Yoshie at the Data Center
I got home by 4:35 AM and promptly fell asleep. I woke less than three hours later as I had an appointment with fellow Uralista Craig Heitman. He once again was generously letting me borrow his tire changer equipment so that I could swap out the pusher tire with a dedicated snow tire. Both tires are made by General Tires, a German company. The snow tire has a slightly shorter profile than the M/S tire but the loss of .4" clearance would prove worth it.
I arrived at Craig's house before 9:00AM and by 10:30 we'd done the swap, done test riding around his neighborhood's snow choked roads and let me tell you, the difference was night and day!
Where my M/S tire had slipped and slid its way up a small inclined street near Craig's house, the snow tire just took it on and allowed me to steadily ride up the street as if the pusher tire had chains on it! I then proceeded to plow into any area where snow had not been plowed, such as alongside sidewalks and Yoshie cruised through the loose tire with ease. Truly amazing the difference I was experiencing with the snow tire!
After thanks Craig, I took my leave and went to the parking garage near work where I'd taken Yoshie before and failed to negotiate the inclined corridors leading up to the top level of the parking garage. The top level is open to the sky you see and snow collects there nicely.
Yoshie just motored onto the 4-5 inches of snow on top of the parking garage, again like she was wearing chains on the pusher! It was glorious. I did manage to get her into some deeper snow and briefly stuck. The pusher dug its way down to a layer of thick ice and from there I had no traction. I pushed her off the ice patch and motored her into position for this picture:
A view of the Front Range Mountains
It was still early so I decided to get on the C-470 slab to see how the new tire felt. I am happy to report it felt rock solid even at 80mph, at this is before I add the dynabeads for balance! I made my way to the town of Morrison and the Red Rocks Park for pictures.

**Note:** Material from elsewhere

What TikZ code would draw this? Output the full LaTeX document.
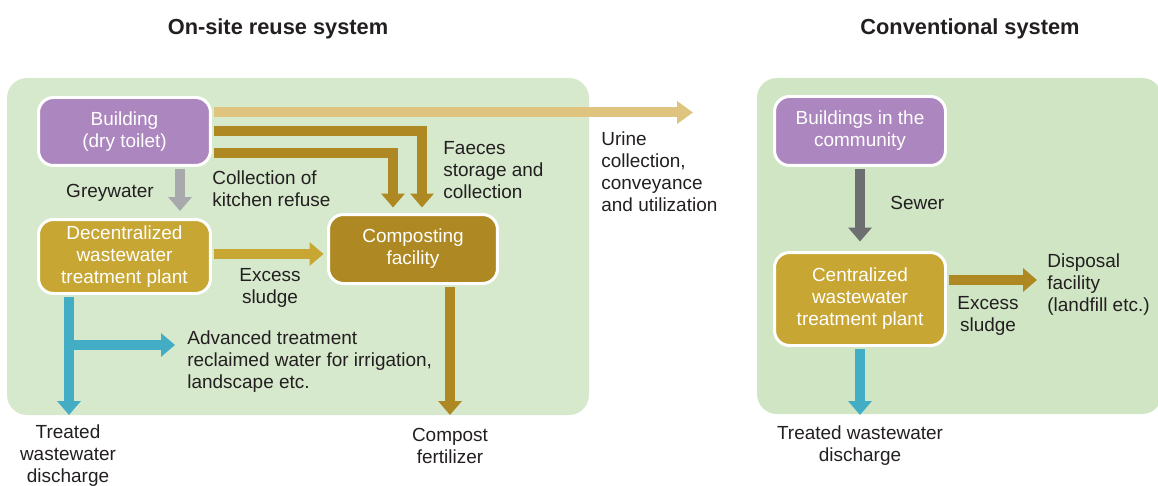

The Red Rocks Amphitheater
Creation Rock, you'll note the deep snow on the side of the road.
Almost got stuck, but placing my feet on the passenger pegs
applied enough weight to the pusher to motor its way out!
The tunnel through Lizard Head Rock
Creation Rock Parking Lot
Ship Rock, it forms the southern half of the amphitheater
I believe these are Sinking Titanic and Sphinx Rocks
A view of the lightly snow-covered valley to the south
of Red Rocks Park.
Throughout my riding in Red Rocks Park, I didn't have any significant traction issues. The loose snow in the gravel parking lots was child's play, and the patches of ice on the roadways were inconsequential for the most part. I am loving the traction that the new snow tire is providing me. Now I just have to figure out a way to get the front tire to "bite" more so I can do donuts in the snow. : )
I made it home safely by 1:00PM, tired from little sleep but happy with the new tire. The Elephant Ride in February of next year is now looking doable for Yoshie, I had been thinking she'd have to sit it out.
My thanks again to Craig for his help and use of tools and tire changer!